§ WHAT THE TASK ASKS
Set the lines down again exactly, first line through the line that contains "const yTicks = [0, 0.2, 0.4, 0.6, 0.8, 1.0];", with no pictures.

§ PROVIDED DATA

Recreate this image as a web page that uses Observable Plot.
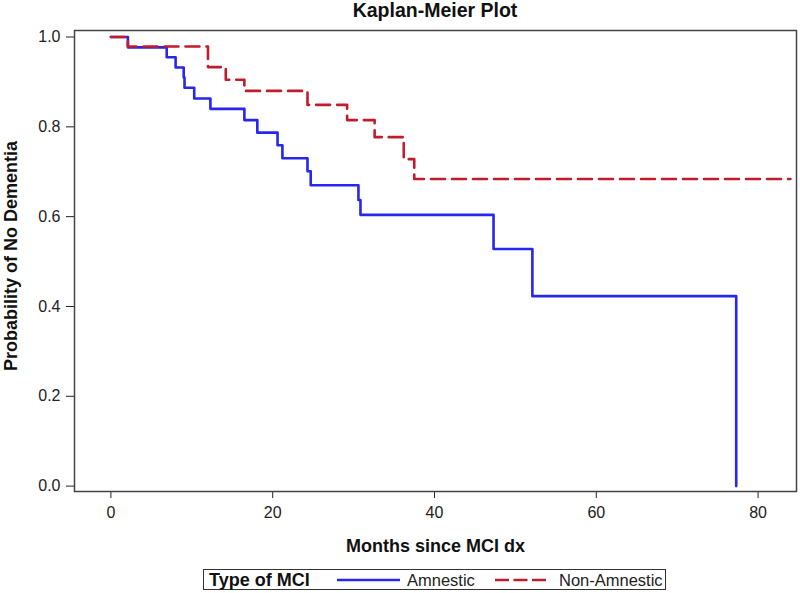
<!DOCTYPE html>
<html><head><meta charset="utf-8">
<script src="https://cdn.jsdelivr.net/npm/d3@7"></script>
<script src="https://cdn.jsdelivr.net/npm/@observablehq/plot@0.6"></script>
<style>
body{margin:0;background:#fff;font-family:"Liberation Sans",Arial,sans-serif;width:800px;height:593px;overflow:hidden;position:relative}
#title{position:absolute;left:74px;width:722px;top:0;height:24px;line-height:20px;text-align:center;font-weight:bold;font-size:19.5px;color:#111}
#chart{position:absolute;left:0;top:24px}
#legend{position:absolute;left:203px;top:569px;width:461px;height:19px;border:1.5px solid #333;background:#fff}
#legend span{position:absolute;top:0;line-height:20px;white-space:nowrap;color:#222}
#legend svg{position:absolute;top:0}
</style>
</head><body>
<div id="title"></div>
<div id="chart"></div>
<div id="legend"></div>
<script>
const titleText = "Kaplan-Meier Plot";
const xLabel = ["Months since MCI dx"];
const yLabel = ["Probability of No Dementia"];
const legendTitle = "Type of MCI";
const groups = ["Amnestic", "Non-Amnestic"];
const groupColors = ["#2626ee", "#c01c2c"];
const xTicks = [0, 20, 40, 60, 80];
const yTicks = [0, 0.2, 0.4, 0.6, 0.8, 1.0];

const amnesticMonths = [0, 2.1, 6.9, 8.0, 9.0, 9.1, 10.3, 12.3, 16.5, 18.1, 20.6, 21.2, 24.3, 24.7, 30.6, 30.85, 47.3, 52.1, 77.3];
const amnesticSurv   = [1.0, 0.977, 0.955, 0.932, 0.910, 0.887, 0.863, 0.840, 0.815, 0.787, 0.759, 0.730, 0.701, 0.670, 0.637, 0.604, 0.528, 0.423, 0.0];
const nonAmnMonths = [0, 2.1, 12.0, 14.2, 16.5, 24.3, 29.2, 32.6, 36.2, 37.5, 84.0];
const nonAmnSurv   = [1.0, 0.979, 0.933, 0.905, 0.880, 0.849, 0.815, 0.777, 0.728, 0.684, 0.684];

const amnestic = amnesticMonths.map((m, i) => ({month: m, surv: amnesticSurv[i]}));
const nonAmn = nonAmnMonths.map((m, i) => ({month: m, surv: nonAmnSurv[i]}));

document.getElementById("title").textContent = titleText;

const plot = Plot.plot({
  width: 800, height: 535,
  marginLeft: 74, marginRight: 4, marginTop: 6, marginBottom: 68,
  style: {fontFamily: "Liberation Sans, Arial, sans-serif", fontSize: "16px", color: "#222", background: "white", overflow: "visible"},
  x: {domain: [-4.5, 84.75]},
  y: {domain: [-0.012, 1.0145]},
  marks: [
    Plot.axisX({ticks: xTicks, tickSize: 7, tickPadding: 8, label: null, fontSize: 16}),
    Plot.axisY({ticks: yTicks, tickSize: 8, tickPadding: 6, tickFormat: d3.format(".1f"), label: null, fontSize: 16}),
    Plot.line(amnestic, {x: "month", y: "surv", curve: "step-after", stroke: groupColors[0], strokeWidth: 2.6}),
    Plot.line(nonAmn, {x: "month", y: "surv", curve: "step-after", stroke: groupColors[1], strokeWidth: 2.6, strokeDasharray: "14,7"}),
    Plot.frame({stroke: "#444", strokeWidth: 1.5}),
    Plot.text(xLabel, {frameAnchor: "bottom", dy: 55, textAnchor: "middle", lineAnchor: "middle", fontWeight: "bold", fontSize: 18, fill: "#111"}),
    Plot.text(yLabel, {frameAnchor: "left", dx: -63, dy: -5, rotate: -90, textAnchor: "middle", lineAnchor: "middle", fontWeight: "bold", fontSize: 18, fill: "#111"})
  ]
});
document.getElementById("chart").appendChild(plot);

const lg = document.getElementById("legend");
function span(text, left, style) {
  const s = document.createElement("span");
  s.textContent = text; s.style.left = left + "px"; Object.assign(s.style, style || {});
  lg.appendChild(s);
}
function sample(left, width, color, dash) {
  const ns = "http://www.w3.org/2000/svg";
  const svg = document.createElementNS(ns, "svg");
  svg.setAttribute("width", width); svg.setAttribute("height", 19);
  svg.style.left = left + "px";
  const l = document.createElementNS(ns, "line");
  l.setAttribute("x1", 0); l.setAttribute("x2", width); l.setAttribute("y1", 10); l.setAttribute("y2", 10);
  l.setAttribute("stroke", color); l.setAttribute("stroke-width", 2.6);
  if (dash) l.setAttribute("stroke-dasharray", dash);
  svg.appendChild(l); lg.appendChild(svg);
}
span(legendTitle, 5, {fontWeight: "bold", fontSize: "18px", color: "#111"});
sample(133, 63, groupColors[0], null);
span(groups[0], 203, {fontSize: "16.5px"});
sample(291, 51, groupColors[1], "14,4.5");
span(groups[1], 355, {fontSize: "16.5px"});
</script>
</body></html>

§ TASK SOLUTION
Recreate this image as a web page that uses Observable Plot.
<!DOCTYPE html>
<html><head><meta charset="utf-8">
<script src="https://cdn.jsdelivr.net/npm/d3@7"></script>
<script src="https://cdn.jsdelivr.net/npm/@observablehq/plot@0.6"></script>
<style>
body{margin:0;background:#fff;font-family:"Liberation Sans",Arial,sans-serif;width:800px;height:593px;overflow:hidden;position:relative}
#title{position:absolute;left:74px;width:722px;top:0;height:24px;line-height:20px;text-align:center;font-weight:bold;font-size:19.5px;color:#111}
#chart{position:absolute;left:0;top:24px}
#legend{position:absolute;left:203px;top:569px;width:461px;height:19px;border:1.5px solid #333;background:#fff}
#legend span{position:absolute;top:0;line-height:20px;white-space:nowrap;color:#222}
#legend svg{position:absolute;top:0}
</style>
</head><body>
<div id="title"></div>
<div id="chart"></div>
<div id="legend"></div>
<script>
const titleText = "Kaplan-Meier Plot";
const xLabel = ["Months since MCI dx"];
const yLabel = ["Probability of No Dementia"];
const legendTitle = "Type of MCI";
const groups = ["Amnestic", "Non-Amnestic"];
const groupColors = ["#2626ee", "#c01c2c"];
const xTicks = [0, 20, 40, 60, 80];
const yTicks = [0, 0.2, 0.4, 0.6, 0.8, 1.0];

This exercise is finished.